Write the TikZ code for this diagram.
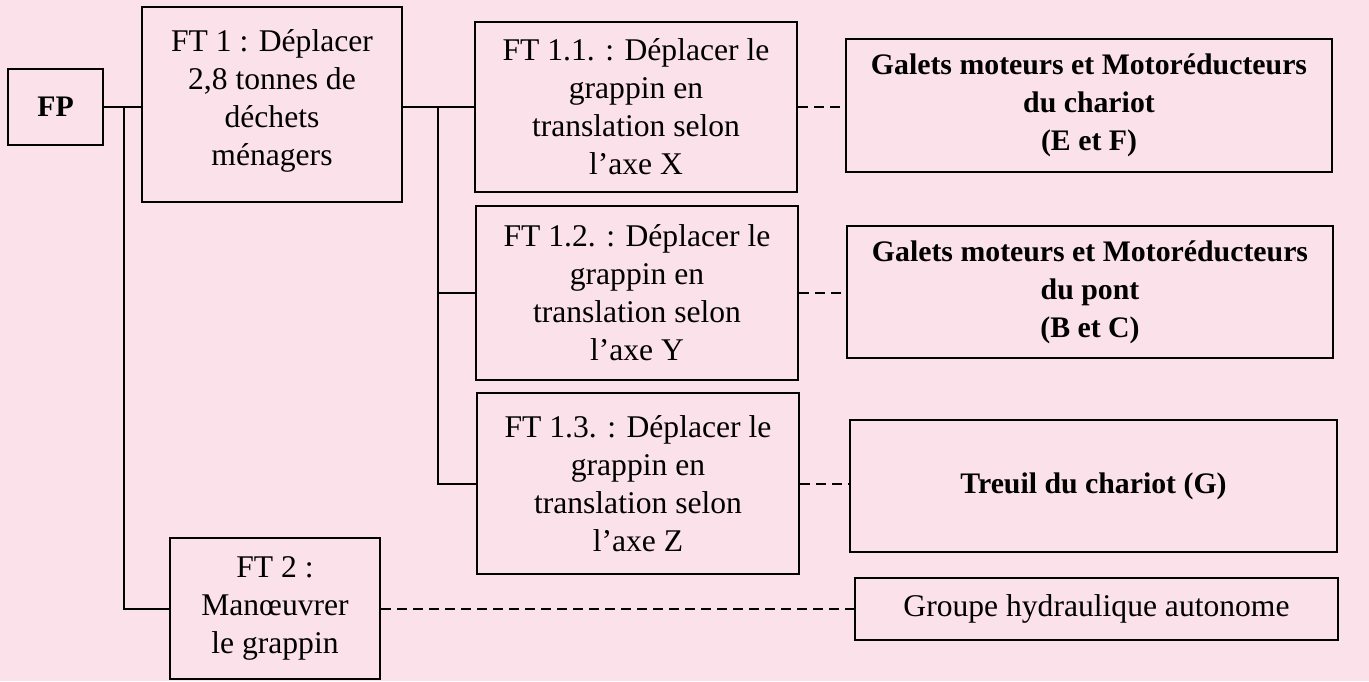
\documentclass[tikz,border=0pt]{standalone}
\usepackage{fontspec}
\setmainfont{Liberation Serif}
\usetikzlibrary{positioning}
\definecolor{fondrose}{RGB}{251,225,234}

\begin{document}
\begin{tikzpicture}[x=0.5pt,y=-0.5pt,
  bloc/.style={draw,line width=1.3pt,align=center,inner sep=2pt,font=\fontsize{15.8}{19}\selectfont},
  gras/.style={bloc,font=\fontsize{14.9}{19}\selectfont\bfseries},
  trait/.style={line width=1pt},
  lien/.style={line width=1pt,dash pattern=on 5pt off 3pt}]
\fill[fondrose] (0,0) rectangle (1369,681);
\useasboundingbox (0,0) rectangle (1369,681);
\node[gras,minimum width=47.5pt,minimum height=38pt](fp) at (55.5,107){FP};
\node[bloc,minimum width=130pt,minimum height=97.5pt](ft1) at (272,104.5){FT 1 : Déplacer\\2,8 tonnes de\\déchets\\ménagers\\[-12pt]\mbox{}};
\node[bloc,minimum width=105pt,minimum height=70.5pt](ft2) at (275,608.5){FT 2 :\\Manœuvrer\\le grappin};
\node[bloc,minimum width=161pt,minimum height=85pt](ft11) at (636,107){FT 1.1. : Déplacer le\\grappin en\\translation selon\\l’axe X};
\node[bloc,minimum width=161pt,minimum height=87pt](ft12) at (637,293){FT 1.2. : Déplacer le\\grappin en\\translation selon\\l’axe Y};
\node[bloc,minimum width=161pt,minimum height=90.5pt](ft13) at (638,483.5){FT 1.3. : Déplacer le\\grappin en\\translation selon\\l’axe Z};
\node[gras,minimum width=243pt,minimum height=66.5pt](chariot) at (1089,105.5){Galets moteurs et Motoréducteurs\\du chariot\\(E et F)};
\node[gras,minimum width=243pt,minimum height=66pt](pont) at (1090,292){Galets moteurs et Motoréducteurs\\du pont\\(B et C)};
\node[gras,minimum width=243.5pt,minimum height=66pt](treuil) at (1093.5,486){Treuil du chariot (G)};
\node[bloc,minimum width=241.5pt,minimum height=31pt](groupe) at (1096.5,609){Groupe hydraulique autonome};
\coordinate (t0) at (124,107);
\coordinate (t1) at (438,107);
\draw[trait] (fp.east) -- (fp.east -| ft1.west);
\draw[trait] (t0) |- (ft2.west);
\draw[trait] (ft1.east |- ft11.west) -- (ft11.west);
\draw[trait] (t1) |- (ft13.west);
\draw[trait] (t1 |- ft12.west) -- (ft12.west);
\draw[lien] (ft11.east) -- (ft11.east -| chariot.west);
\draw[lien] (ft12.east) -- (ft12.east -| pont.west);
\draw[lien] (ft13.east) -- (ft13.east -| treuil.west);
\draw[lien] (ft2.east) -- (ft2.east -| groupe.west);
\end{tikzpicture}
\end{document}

-- -- --

:: Short task ::
Copy the material exactly. Do not include the pictures.

:: Exercise response ::
Write the TikZ code for this diagram.
\documentclass[tikz,border=0pt]{standalone}
\usepackage{fontspec}
\setmainfont{Liberation Serif}
\usetikzlibrary{positioning}
\definecolor{fondrose}{RGB}{251,225,234}

\begin{document}
\begin{tikzpicture}[x=0.5pt,y=-0.5pt,
  bloc/.style={draw,line width=1.3pt,align=center,inner sep=2pt,font=\fontsize{15.8}{19}\selectfont},
  gras/.style={bloc,font=\fontsize{14.9}{19}\selectfont\bfseries},
  trait/.style={line width=1pt},
  lien/.style={line width=1pt,dash pattern=on 5pt off 3pt}]
\fill[fondrose] (0,0) rectangle (1369,681);
\useasboundingbox (0,0) rectangle (1369,681);
\node[gras,minimum width=47.5pt,minimum height=38pt](fp) at (55.5,107){FP};
\node[bloc,minimum width=130pt,minimum height=97.5pt](ft1) at (272,104.5){FT 1 : Déplacer\\2,8 tonnes de\\déchets\\ménagers\\[-12pt]\mbox{}};
\node[bloc,minimum width=105pt,minimum height=70.5pt](ft2) at (275,608.5){FT 2 :\\Manœuvrer\\le grappin};
\node[bloc,minimum width=161pt,minimum height=85pt](ft11) at (636,107){FT 1.1. : Déplacer le\\grappin en\\translation selon\\l’axe X};
\node[bloc,minimum width=161pt,minimum height=87pt](ft12) at (637,293){FT 1.2. : Déplacer le\\grappin en\\translation selon\\l’axe Y};
\node[bloc,minimum width=161pt,minimum height=90.5pt](ft13) at (638,483.5){FT 1.3. : Déplacer le\\grappin en\\translation selon\\l’axe Z};
\node[gras,minimum width=243pt,minimum height=66.5pt](chariot) at (1089,105.5){Galets moteurs et Motoréducteurs\\du chariot\\(E et F)};
\node[gras,minimum width=243pt,minimum height=66pt](pont) at (1090,292){Galets moteurs et Motoréducteurs\\du pont\\(B et C)};
\node[gras,minimum width=243.5pt,minimum height=66pt](treuil) at (1093.5,486){Treuil du chariot (G)};
\node[bloc,minimum width=241.5pt,minimum height=31pt](groupe) at (1096.5,609){Groupe hydraulique autonome};
\coordinate (t0) at (124,107);
\coordinate (t1) at (438,107);
\draw[trait] (fp.east) -- (fp.east -| ft1.west);
\draw[trait] (t0) |- (ft2.west);
\draw[trait] (ft1.east |- ft11.west) -- (ft11.west);
\draw[trait] (t1) |- (ft13.west);
\draw[trait] (t1 |- ft12.west) -- (ft12.west);
\draw[lien] (ft11.east) -- (ft11.east -| chariot.west);
\draw[lien] (ft12.east) -- (ft12.east -| pont.west);
\draw[lien] (ft13.east) -- (ft13.east -| treuil.west);
\draw[lien] (ft2.east) -- (ft2.east -| groupe.west);
\end{tikzpicture}
\end{document}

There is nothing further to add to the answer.